Por culpa dos encontros da vida - que muitas vezes resultam em desencontros - a gente vai se esbarrar. Talvez você esteja com uma menina de riso mais branco e fácil que o meu ou talvez eu realmente te encontre por aí de mãos dadas com a solidão. A gente vai rir um para o outro, mas não vamos nos encarar. Nossos olhares falam demais e podem, quem sabe, exigir os 'porquês' daquele final escandalosamente silencioso. Ou pior ainda, podem cogitar uma volta de, pelo menos, algumas horas.
Vamos cumprir nosso papel de bons amigos. Você vai me perguntar como anda a faculdade e me contar o quanto é difícil encarar a fase final de curso/vida adulta-profissional. Vai fazer piada com sua própria situação e vai me dizer, enterrando os olhos no chão, que quando for a minha vez, eu vou tirar de letra. Meio que se desculpando por ter largado minha mão quando eu mais precisava. Eu vou falar que você logo, logo vai encontrar o sucesso e, em ritmo de brincadeira, ser sincera contigo dizendo que quando ele entrar pela sua porta, você vai se esquecer de mim. Vou te contar dos rebolados que tenho dado para equilibrar o tempo e dar conta do monte de tarefas que tenho. Vou te falar da minha pesquisa e de como ela vai salvar o mundo.
Os assuntos vão terminar e para não perdermos a postura de pessoas bem resolvidas e desapegadas vamos propor uma cerveja e procurar o bar mais próximo. Ao sentar a mesa meu coração vai batucar e temer ser escutado, ao especular a possibilidade de o seu também balançar só um pouquinho por mim. Vou tremer as pernas para tentar mascarar o som do meu peito e, pela força de um hábito já perdido, você vai colocar a mão no meu joelho para que eu pare, questionando se eu ainda tenho todo aquele problema com ansiedade.

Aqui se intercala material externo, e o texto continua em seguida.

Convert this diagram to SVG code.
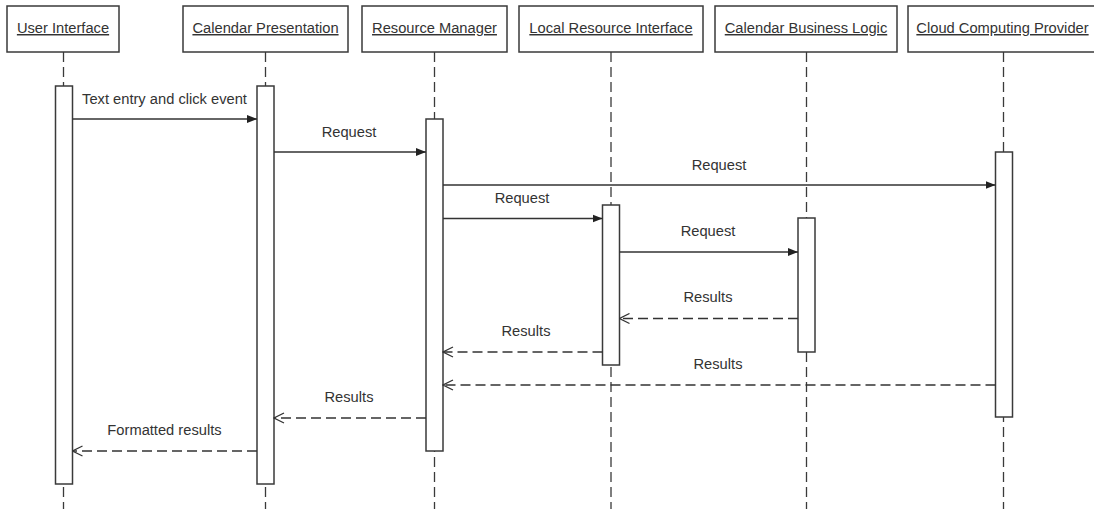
<svg xmlns="http://www.w3.org/2000/svg" width="1094" height="509" viewBox="0 0 1094 509">
  <style>
    .head { fill: #ffffff; stroke: #3a3a3a; stroke-width: 1.5; }
    .head-label { font-family: "Liberation Sans", Arial, sans-serif; font-size: 14.7px; fill: #333333; text-anchor: middle; text-decoration: underline; }
    .lifeline { stroke: #3a3a3a; stroke-width: 1.3; stroke-dasharray: 10 5; fill: none; }
    .bar { fill: #ffffff; stroke: #3a3a3a; stroke-width: 1.5; }
    .call { stroke: #333333; stroke-width: 1.3; fill: none; marker-end: url(#solid-head); }
    .reply { stroke: #333333; stroke-width: 1.3; fill: none; stroke-dasharray: 10 5; marker-end: url(#open-head); }
    .msg-label { font-family: "Liberation Sans", Arial, sans-serif; font-size: 14.7px; fill: #333333; text-anchor: middle; }
  </style>
  <defs>
    <marker id="solid-head" markerUnits="userSpaceOnUse" markerWidth="10" markerHeight="10" refX="10" refY="5" orient="auto">
      <path d="M0,1 L10,5 L0,9 Z" fill="#222222"/>
    </marker>
    <marker id="open-head" markerUnits="userSpaceOnUse" markerWidth="12" markerHeight="12" refX="11" refY="6" orient="auto">
      <path d="M1,1 L11,6 L1,11" fill="none" stroke="#333333" stroke-width="1.3"/>
    </marker>
  </defs>

  <rect width="1094" height="509" fill="#ffffff"/>

  <!-- lifelines -->
  <g id="lifelines">
    <line class="lifeline" x1="63.5" y1="52" x2="63.5" y2="509"/>
    <line class="lifeline" x1="265.5" y1="52" x2="265.5" y2="509"/>
    <line class="lifeline" x1="434.5" y1="52" x2="434.5" y2="509"/>
    <line class="lifeline" x1="611" y1="52" x2="611" y2="509"/>
    <line class="lifeline" x1="806.5" y1="52" x2="806.5" y2="509"/>
    <line class="lifeline" x1="1003.5" y1="52" x2="1003.5" y2="509"/>
  </g>

  <!-- participants with their activation bars -->
  <g id="user-interface">
    <rect class="head" x="7" y="6" width="112" height="46"/>
    <text class="head-label" x="63" y="33">User Interface</text>
    <rect class="bar" x="55.5" y="86" width="17" height="398"/>
  </g>
  <g id="calendar-presentation">
    <rect class="head" x="183" y="6" width="165" height="46"/>
    <text class="head-label" x="265.5" y="33">Calendar Presentation</text>
    <rect class="bar" x="257" y="86" width="17" height="398"/>
  </g>
  <g id="resource-manager">
    <rect class="head" x="362" y="6" width="145" height="46"/>
    <text class="head-label" x="434.5" y="33">Resource Manager</text>
    <rect class="bar" x="426" y="119" width="17" height="332"/>
  </g>
  <g id="local-resource-interface">
    <rect class="head" x="519" y="6" width="184" height="46"/>
    <text class="head-label" x="611" y="33">Local Resource Interface</text>
    <rect class="bar" x="602.5" y="205" width="17" height="160"/>
  </g>
  <g id="calendar-business-logic">
    <rect class="head" x="715" y="6" width="182" height="46"/>
    <text class="head-label" x="806" y="33">Calendar Business Logic</text>
    <rect class="bar" x="798" y="218" width="17" height="134"/>
  </g>
  <g id="cloud-computing-provider">
    <rect class="head" x="908" y="6" width="190" height="46"/>
    <text class="head-label" x="1002.5" y="33">Cloud Computing Provider</text>
    <rect class="bar" x="995.5" y="152" width="17" height="265"/>
  </g>

  <!-- messages -->
  <g id="connectors">
    <line class="call" x1="72.5" y1="119" x2="257" y2="119"/>
    <text class="msg-label" x="164.5" y="104">Text entry and click event</text>

    <line class="call" x1="274" y1="152" x2="426" y2="152"/>
    <text class="msg-label" x="349" y="137">Request</text>

    <line class="call" x1="443" y1="185" x2="995.5" y2="185"/>
    <text class="msg-label" x="719" y="170">Request</text>

    <line class="call" x1="443" y1="218.5" x2="602.5" y2="218.5"/>
    <text class="msg-label" x="522" y="203">Request</text>

    <line class="call" x1="619.5" y1="252" x2="798" y2="252"/>
    <text class="msg-label" x="708" y="236">Request</text>

    <line class="reply" x1="798" y1="318.5" x2="619.5" y2="318.5"/>
    <text class="msg-label" x="708" y="302">Results</text>

    <line class="reply" x1="602.5" y1="352" x2="443" y2="352"/>
    <text class="msg-label" x="526" y="336">Results</text>

    <line class="reply" x1="995.5" y1="385" x2="443" y2="385"/>
    <text class="msg-label" x="718" y="369">Results</text>

    <line class="reply" x1="426" y1="418" x2="274" y2="418"/>
    <text class="msg-label" x="349" y="402">Results</text>

    <line class="reply" x1="257" y1="451" x2="72.5" y2="451"/>
    <text class="msg-label" x="164.5" y="435">Formatted results</text>
  </g>
</svg>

Eu vou tentar rir, dizendo bem caladinha, como ainda sou a mesma pessoa e o quanto eu sinto falta dos teus cuidados. Vou abrir a boca para te lembrar que nem faz tanto tempo assim, que eu ainda nem consegui colocar aquele livro que você leu para mim no lugar que ele ocupava na estante e que minha vida ainda está cheia de poesia tua. Mas aí vou lembrar que você vive minutos como eternidades e vou suspirar baixando a cabeça.
Você vai perguntar se tudo anda bem, se eu me interesso pelos teus conselhos e se você pode me oferecer ajuda. Vou querer correr pro teu colo conhecido e curar nos teus braços as feridas que você me causou. Mas vou só dizer que foi um dia corrido e te contar alguns problemas do trabalho. Você vai me dar conselhos experientes de quem pouco conhece o mundo; eu não vou contra argumentar e vou elogiar teu poder de resolver tudo aquilo que não nos diz respeito.
Já movidos por algum teor alcoólico vamos relembrar a nossa velha mania de devanear a respeito da vida e teorizar sobre aquilo que só se sente. Lá pelas tantas, em um momento de alto risco, vamos tocar em um passado comum, querendo fingir que não dividimos nada além de mesa de bar. Vamos tocar em coisas que se perderam e ainda se fazem presentes no nosso cotidiano. Vou querer te dizer da falta que você me faz, do quanto me controlo para não te procurar e de como a vida anda feia sem você. Vou ficar imaginando que você também quer me dizer algo do tipo, alimentando uma expectativa que me corrói. Vou querer te chamar para minha casa e de volta pra minha vida.
O silêncio constrangedor de segundos que aparenta te trazer um remorso inexistente vai fazer você olhar para o relógio. Mas antes que você se proponha a partir novamente e que me deixe outra vez na solidão da minha companhia, eu me adianto e digo que já está tarde. Você acena para o garçom, pede a conta e a saideira do nosso amor.